Couple that with the native CIFS service that works seamlessly with ZFS. It is orders of magnitude faster and less resource consumptive than the Samba service it replaced.

Mark · May 27, 2009, 12:00am

As a comp-sci educated consultant-sysadmin type person I just want to say that articles like this, where hardened programmers learn about and share info on how computers really work, are a cause for great joy.

(The number of coversations we have to have with folk who work in Java, Ruby, Python, whatever, where our replies start with “well, it doesn’t really work like that” and proceed to “what are you REALLY trying to do?” and end with “oh, that’s easy”/“oh, that’s provably impossible”…

george1 · May 27, 2009, 12:00am

ZFS is nice, but will ultimately die. Scott McNealy is an arrogant fopol and he wrecked his company in particular and IT in general with his Java bullshit. Java was intended to be a viable alternative to Windows, but Gates/Microsoft best him like a rented mule. Write Once Run Anywhere turned into Write Once Debug everywhere. Just like there used to be an endless string of not really compatible Unix (Alpha/Ultrix/Irix/SunOS/AIX/ …, so the same paradigm came into software. McNealy took his stockholders down the rabbit hole (all the while selling at the SEC allows every quarter), Oracle bought Sun for two reasons 1) it was a fire sale 2) save their “investment” in Java.

ZFS is already dead unless it goes to Linux/BSD/Windows.

McNealy like all his predecessors lost their and their shareholders asses by trying to do hardware and software. Only IBM wins that game. The list of those that died trying is long and distinguished: Dec, Prime, Apollo, Data General, Siolicon Grpahics, Intergraph. Must I go on? This is a business, not a party, the dot come era is over. Get used to it.

There are only two operating systems Windows and BSD everything else is doomed to failure. Linux is a microkernel nothing more.

dhanson865 · May 27, 2009, 12:00am

Noah Yetter you are wonderfully optimistic or oblivious to the endless September.

Newbies will always be in great supply and will constantly be asking “what drive should I choose to do RAID 0 for my PC?” some of the newbies like the word stripe better than RAID 0 but it is the same question and I see it month after month after month on the tech sites I frequent.

Sam · May 27, 2009, 12:00am

So Jeff’s discovered ZFS and RAID. It seems like every time you poke your head out of the Windows development microcosm you find something cool that you like.

Keep reading and we’ll see Jeff discover the joys of a decent shell and POSIXish userland, Solaris zones, ssh, vi …

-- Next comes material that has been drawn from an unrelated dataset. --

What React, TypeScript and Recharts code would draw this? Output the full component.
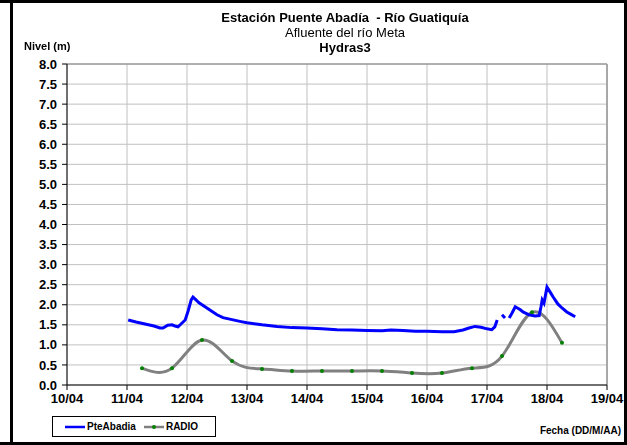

I’ll be coming back in a year and SO will be rewritten in Perl running on a FreeBSD box under Postgres with Jeff expounding the benefits of bash job control and truss.

Keep going Jeff, you’ll shed that abstracted MS “PC” developer world-view soon

Dave · May 27, 2009, 12:00am

We did tons of benchmarking/testing with various RAID levels and controllers across Progress and MSSQL database servers. RAID 5 for your data array saw a 30% decrease in performance on Progress boxes alone. RAID 10 for data, RAID 1 for logs, OS and TempDB was pretty optimal on an average sized system.

Randolpho · May 27, 2009, 12:00am

“Raid array”

Tee hee!

“Forget RAID on the desktop.
Go with RAIPCs (Redundant Array of Inexpensive PCs).”

Say that out loud and tell me which you’d rather go with: RAID or RAIPCs.

Wait. On second thought, don’t tell me.

DMB · May 27, 2009, 12:00am

WTF are you all talking about? Get a decent SATA/SAS controller (LSI MegaRaid 8888ELP or 8880EM2, AKA Dell PERC6) and there’s NO write penalty, and read numbers are also scary on wide RAID5 arrays.

Bram · May 27, 2009, 12:00am

What would happen to RAID when disks go to solid state flash mem?

joe2 · May 27, 2009, 12:00am

I don’t see how this is coding related. Shouldn’t it belong on serverhorror.com?

post closed

Dave · May 27, 2009, 12:00am

@George

Ummmm ZFS is already available in several distros of BSD…

As bnitz posts a couple before you,

“Due to the license of the Linux kernel, they couldn’t use ZFS in Linux.”

“ZFS is compatible with other Free and OpenSource operating systems. It is already available in NetBSD, FreeBSD, OSX 10.5+ and of course, OpenSolaris. On Linux it requires FUSE in order to get around some of the limitations of the GPL license which is used in the linux kernel.”

I think ZFS will be around longer than you think

Sammy · May 27, 2009, 12:00am

In High School I sprayed some Raid on parsley and sold it to someone who smoked it.

Sami · May 27, 2009, 12:00am

Jeff,

Correction: RAID is Redundant Array of Independent Disks

Steve_O16 · May 27, 2009, 12:00am

@Phillip: “Congratulations on another pointless post.” - Congrats on a pointless reply. Posts like this are equivalent to my co-worker coming up to me and saying “Hey! Have you heard of ZFS!? It’s pretty cool!” which I very much like.